Unsurprisingly, spatial-temporal fixes have been a breeding ground for the some of the most insane excesses of casino capitalism in recent memory. What is more, they have put urban development priorities on the auction block with the result that mammoth projects that are productive of neither surplus value nor human well-being receive the go-ahead from state-finance nexuses eager to please major "stakeholders" (read financial and real estate interests). Harvey characterizes the big-city trophy projects of the neoliberal era as "mindless urbanization," since their sole function is to serve as a sink for surplus capital.

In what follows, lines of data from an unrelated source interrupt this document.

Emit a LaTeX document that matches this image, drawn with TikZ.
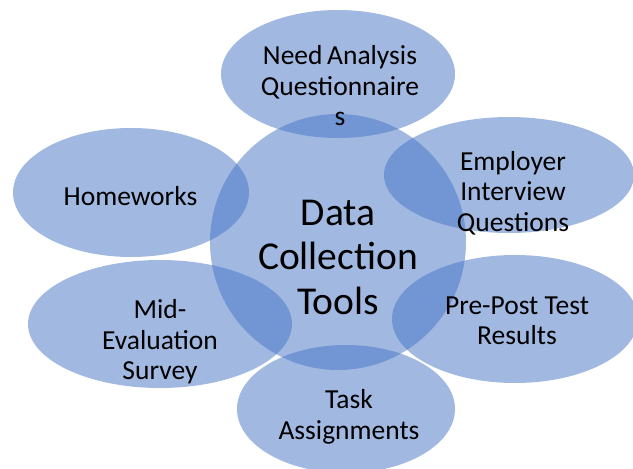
\documentclass[tikz,border=0pt]{standalone}
\usepackage{fontspec}
\setmainfont{Carlito}
\usetikzlibrary{shapes.geometric}
\definecolor{bubbleblue}{HTML}{4472C4}
\begin{document}
\begin{tikzpicture}[x=1pt,y=-1pt,
  bubble/.style={ellipse, fill=bubbleblue, fill opacity=0.5, draw=none, inner sep=0pt},
  lbl/.style={align=center, text=black, inner sep=0pt, font=\fontsize{27.5}{30.5}\selectfont},
  hublbl/.style={align=center, text=black, inner sep=0pt, font=\fontsize{39.5}{44.5}\selectfont}]
\useasboundingbox (0,0) rectangle (633,469);

% central circle and the six surrounding ellipses
\node[bubble, minimum width=256pt, minimum height=256pt] (hub) at (338,242) {};
\node[bubble, minimum width=234pt, minimum height=128pt] (need) at (338,74) {};
\node[bubble, minimum width=250pt, minimum height=116pt] (employer) at (509,175) {};
\node[bubble, minimum width=246pt, minimum height=128pt] (prepost) at (515,319) {};
\node[bubble, minimum width=218pt, minimum height=128pt] (task) at (346,409) {};
\node[bubble, minimum width=264pt, minimum height=128pt] (mid) at (160,324) {};
\node[bubble, minimum width=236pt, minimum height=129pt] (home) at (131,192.5) {};

% labels
\node[hublbl] (hubtext) at (338,257) {Data\\Collection\\Tools};
\node[lbl] (needtext) at (340,86) {Need\,Analysis\\Questionnaire\\s};
\node[lbl] (employertext) at (513,193) {Employer\\Interview\\Questions};
\node[lbl] (prepostext) at (517,321) {Pre-Post Test\\Results};
\node[lbl] (tasktext) at (349,417) {Task\\Assignments};
\node[lbl] (midtext) at (160,342) {Mid-\\Evaluation\\Survey};
\node[lbl, anchor=base] (hometext) at (130.5,205) {Homeworks};
\end{tikzpicture}
\end{document}
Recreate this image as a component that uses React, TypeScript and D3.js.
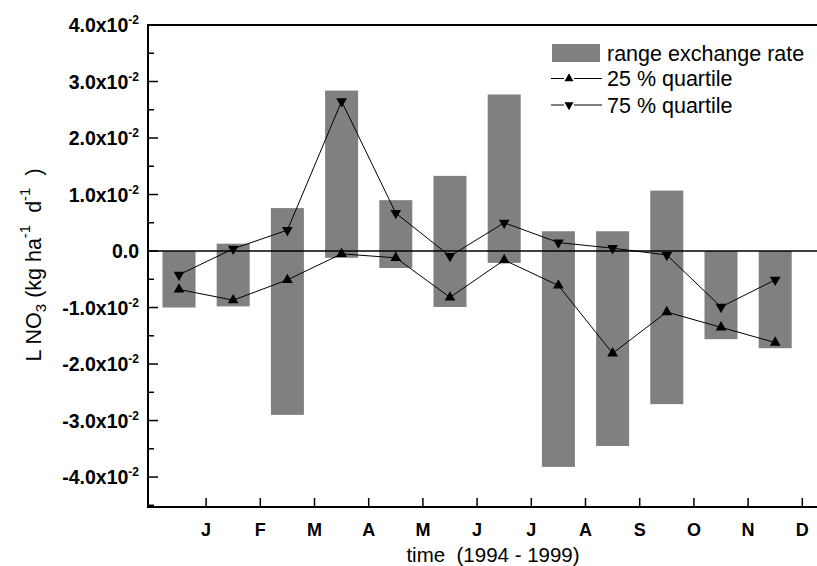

What is the big take-away from this discussion of capitalist space-time? Capital bends space and time to its own reproduction requirements. But the production of space-time can never "fix" capital's internal contradictions and crisis tendencies once and for all. The best it can do is move them around.
To the degree that the production of space and time has been hijacked by such displacement mechanisms as the spatial-temporal fix, cities will continue to serve as sponges for overaccumulated capital and gentrified playgrounds for the one-percent, while the urban crises of affordable housing, homelessness and decimated social services will continue to fester.